Have An Abnormal Network Setup.

chewtech

Reputable
Sep 14, 2017
37
0
4,530
Hi there! So I have an abnormal setup with wireless. To start with, this apartment of mine is kind of a ghetto rigged car lot, with it's sales offices, and two apartments above it, all of which sits in a barn. So both apartments are around 1100 square feet. And for the longest time, our neighbor has worked at TWC, so we got cable with all premiums, movies half off, and the best 300mps internet package for just paying him 15 a month, which is impossible to beat, and we kinda just went along because that was so cheap. Well they moved out and we're wanting to, to to save money for us buying a house, we figured we'd go the same route again and kinda just get internet and cable at the normal places, but kinda share amongst the building to then split the bill, so 100mps internet, with cable would be about 150 a month, or 50 each. Now all that to say, I literally know next to nothing about networks and would like to try and figure out the best solution for me. The way the network is setup, is the main router or moden, whatever it's called, is in the car lots office, then a cord is ran to the back of my apartment into another router which I'm assuming is just acting as an extender. But then by the time the signal gets to the living room which we have our 3 computer setup, the signal is kinda crummy so a while ago I bought an Netgear AC1900 extender hoping that would help the signal, and so all three computers can be wired into the extender. By the way, the netgear nighthawk extender in the living room, is extending the back hallways router extender. Tried extending the main signal from the host box but the strength isnt good enough to extend that. And I just don't know what to do, or try to do to get the most out of it all.
One thing to note, is there's a cord running from the main box, and into the back hallways router, does that matter? If that matters, should I also run a cord across building from main modem into the nighthawk extender, then have the three computers wired off of that? Or just run a cord from main modem into just the main computers ethernet, which is mine?
I'm sorry if this is incoherent junk, but I literally know nothing about networks.
 
Solution
Below is the most basic setup. There needs to be a router at the starting point and you will be on the same subnet as everyone else. This will get your speeds up if you don't care about separate networks. You can nest your routers but it requires more troubleshooting and it won't really separate your traffic from the others, anyone with access to the primary router can analyze packets. You need multiple IPs from the ISP or someone to configure VLANs on a device you only have admin on, if you really want separate networks.

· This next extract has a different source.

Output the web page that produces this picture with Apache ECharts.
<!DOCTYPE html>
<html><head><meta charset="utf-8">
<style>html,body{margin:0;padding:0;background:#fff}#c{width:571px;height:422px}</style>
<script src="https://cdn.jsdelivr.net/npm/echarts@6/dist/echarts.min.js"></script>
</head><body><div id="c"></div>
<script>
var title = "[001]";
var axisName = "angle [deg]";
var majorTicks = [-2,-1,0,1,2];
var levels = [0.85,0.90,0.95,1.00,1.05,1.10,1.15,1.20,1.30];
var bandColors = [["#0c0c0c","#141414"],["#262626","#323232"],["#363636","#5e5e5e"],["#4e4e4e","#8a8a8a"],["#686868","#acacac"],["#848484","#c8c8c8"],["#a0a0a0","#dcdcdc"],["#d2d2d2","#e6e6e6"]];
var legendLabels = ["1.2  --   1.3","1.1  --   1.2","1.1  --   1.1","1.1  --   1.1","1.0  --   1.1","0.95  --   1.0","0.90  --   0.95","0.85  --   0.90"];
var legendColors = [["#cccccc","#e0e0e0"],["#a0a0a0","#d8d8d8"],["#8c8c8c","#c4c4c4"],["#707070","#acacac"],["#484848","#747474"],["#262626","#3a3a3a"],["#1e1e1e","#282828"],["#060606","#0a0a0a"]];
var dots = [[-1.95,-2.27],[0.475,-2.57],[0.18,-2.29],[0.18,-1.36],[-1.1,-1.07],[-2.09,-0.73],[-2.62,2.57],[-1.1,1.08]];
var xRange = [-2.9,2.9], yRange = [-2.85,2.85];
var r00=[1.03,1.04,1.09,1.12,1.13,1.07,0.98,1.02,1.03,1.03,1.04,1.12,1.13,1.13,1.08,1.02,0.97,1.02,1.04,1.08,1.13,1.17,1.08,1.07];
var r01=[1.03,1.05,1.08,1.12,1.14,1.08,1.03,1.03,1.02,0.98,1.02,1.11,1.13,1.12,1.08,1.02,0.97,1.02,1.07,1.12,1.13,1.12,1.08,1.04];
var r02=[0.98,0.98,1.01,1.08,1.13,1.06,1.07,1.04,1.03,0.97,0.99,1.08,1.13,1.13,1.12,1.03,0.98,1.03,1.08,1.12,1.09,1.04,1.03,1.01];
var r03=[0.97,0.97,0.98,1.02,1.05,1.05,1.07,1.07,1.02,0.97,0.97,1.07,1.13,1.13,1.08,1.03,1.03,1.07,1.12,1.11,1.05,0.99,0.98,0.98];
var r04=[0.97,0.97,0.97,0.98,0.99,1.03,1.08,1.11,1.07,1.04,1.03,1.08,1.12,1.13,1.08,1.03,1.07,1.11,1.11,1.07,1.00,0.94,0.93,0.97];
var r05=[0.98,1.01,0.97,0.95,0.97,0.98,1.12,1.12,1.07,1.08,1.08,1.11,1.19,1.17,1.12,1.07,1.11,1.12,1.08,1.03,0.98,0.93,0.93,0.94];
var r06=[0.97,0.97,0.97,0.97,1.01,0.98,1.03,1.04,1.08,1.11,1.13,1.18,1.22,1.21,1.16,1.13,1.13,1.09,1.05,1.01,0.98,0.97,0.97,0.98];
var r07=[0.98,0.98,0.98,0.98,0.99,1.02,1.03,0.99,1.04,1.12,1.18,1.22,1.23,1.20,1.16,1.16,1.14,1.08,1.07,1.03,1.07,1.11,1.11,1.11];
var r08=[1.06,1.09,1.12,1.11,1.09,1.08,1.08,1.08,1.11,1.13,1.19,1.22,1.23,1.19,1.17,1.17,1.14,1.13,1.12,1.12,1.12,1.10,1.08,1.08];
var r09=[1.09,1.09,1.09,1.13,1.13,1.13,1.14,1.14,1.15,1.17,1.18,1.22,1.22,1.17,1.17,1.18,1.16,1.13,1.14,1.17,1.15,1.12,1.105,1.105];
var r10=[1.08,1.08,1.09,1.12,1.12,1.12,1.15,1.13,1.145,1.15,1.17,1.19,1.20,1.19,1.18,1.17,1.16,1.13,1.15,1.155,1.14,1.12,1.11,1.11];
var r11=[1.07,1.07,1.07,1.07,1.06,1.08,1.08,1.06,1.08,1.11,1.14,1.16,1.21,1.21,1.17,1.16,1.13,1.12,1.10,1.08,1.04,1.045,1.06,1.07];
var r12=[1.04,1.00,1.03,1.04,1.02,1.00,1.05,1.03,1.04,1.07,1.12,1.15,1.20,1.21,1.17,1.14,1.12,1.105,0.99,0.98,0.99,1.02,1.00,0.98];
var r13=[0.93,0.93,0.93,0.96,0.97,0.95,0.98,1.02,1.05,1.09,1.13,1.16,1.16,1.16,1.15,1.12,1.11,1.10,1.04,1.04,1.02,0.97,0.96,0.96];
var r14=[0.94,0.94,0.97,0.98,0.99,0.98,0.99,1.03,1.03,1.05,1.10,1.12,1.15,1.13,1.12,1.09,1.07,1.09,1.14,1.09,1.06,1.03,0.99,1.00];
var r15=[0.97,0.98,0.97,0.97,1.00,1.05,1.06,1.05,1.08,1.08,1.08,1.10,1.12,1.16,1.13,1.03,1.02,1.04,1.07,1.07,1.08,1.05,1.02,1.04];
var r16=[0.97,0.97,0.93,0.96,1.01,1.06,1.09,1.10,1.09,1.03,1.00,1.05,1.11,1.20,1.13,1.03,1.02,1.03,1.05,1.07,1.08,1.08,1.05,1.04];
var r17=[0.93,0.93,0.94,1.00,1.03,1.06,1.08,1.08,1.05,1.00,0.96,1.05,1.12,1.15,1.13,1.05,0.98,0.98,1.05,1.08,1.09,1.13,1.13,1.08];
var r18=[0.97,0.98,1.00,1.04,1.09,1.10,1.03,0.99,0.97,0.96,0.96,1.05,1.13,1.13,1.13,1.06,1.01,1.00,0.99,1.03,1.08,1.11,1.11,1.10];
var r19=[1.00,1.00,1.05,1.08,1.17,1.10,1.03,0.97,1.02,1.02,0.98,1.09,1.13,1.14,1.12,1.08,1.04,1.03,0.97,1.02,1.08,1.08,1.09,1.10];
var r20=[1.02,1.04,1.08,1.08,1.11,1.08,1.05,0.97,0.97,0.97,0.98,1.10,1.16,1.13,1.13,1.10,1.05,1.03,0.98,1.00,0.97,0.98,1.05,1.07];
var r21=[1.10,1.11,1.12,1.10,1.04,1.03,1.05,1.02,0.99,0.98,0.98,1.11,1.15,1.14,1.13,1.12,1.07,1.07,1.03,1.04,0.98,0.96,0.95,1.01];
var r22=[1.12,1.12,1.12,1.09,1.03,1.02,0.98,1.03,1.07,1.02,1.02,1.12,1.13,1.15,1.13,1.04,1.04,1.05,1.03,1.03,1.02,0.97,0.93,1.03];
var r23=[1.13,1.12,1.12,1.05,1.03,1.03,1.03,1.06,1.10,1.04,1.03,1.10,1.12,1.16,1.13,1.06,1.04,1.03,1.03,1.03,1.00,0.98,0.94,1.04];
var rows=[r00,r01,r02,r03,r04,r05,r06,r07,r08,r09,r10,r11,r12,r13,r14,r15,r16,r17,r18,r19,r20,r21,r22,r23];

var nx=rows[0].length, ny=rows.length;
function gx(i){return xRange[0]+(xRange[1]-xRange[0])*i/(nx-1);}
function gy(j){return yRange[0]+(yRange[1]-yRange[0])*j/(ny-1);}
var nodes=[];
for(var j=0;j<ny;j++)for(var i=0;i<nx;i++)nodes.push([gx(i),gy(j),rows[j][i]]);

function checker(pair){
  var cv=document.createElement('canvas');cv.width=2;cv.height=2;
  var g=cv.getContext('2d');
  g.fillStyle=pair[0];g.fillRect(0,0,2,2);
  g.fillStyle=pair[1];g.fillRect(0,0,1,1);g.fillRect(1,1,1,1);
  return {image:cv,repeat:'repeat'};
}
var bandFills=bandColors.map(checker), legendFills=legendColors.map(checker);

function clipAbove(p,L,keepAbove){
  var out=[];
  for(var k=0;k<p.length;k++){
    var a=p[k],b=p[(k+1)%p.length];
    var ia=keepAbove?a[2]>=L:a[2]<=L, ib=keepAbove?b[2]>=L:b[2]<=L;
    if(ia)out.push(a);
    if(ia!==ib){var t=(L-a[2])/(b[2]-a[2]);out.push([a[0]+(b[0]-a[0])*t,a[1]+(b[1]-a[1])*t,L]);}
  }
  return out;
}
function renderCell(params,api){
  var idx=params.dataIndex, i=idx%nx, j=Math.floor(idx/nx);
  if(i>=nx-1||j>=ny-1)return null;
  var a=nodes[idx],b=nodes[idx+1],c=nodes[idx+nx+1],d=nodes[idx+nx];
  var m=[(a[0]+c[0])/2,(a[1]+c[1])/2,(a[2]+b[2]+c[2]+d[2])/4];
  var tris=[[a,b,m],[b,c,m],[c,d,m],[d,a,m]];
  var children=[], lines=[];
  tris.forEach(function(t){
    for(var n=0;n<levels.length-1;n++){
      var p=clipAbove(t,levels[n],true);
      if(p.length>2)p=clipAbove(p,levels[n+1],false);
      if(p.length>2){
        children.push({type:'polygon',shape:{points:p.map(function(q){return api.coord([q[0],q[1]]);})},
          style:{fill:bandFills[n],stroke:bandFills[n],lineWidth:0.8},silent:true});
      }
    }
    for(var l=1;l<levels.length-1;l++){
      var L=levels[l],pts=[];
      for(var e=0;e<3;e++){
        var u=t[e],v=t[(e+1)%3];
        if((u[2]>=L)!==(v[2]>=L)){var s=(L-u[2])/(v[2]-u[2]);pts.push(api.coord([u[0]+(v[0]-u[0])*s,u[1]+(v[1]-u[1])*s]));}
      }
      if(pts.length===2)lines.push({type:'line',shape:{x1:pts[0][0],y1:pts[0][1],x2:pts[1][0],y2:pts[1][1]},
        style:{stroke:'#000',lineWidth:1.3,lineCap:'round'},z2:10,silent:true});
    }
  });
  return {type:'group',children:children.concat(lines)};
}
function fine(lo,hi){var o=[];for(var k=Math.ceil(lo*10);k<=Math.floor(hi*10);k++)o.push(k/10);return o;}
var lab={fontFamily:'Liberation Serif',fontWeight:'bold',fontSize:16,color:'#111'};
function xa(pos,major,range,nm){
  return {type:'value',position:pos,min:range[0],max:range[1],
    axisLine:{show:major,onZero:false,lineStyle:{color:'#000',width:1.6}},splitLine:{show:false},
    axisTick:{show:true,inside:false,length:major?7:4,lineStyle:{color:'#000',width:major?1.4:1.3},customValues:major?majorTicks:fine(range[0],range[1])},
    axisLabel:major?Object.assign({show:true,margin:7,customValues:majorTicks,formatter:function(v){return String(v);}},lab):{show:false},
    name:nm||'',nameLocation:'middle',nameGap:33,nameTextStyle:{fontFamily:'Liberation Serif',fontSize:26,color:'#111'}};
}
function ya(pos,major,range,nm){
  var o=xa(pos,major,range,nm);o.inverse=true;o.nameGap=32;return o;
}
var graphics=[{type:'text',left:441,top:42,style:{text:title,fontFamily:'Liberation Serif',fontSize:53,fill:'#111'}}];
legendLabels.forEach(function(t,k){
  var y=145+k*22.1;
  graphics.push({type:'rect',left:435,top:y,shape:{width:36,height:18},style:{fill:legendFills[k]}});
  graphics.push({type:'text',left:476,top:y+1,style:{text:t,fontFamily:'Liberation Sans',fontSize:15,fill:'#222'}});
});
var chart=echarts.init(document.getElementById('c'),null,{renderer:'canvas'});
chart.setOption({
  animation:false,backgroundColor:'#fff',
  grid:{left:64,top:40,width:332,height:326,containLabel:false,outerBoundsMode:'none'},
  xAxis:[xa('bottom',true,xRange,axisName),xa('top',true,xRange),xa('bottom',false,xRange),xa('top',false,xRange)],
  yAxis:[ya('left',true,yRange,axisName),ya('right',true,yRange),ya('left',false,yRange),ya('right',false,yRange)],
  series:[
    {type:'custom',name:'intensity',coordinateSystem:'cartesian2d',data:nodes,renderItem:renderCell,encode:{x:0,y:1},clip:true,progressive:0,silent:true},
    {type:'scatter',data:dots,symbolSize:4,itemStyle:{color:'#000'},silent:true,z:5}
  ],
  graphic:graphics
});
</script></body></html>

ISP modem/router----cable to apartment----> switch (plug into LAN port of a router and it's a switch) -> nighthawk (configured as Wireless Access Point WAP)

If you can plug a cable into the nighthawk you don't want...
Below is the most basic setup. There needs to be a router at the starting point and you will be on the same subnet as everyone else. This will get your speeds up if you don't care about separate networks. You can nest your routers but it requires more troubleshooting and it won't really separate your traffic from the others, anyone with access to the primary router can analyze packets. You need multiple IPs from the ISP or someone to configure VLANs on a device you only have admin on, if you really want separate networks.

ISP modem/router----cable to apartment----> switch (plug into LAN port of a router and it's a switch) -> nighthawk (configured as Wireless Access Point WAP)

If you can plug a cable into the nighthawk you don't want to extend the wifi. This is a last resort and doesn't have great performance. If a bad signal goes in a bad one comes out. I didn't look up if it has a WAP mode but that's pretty standard.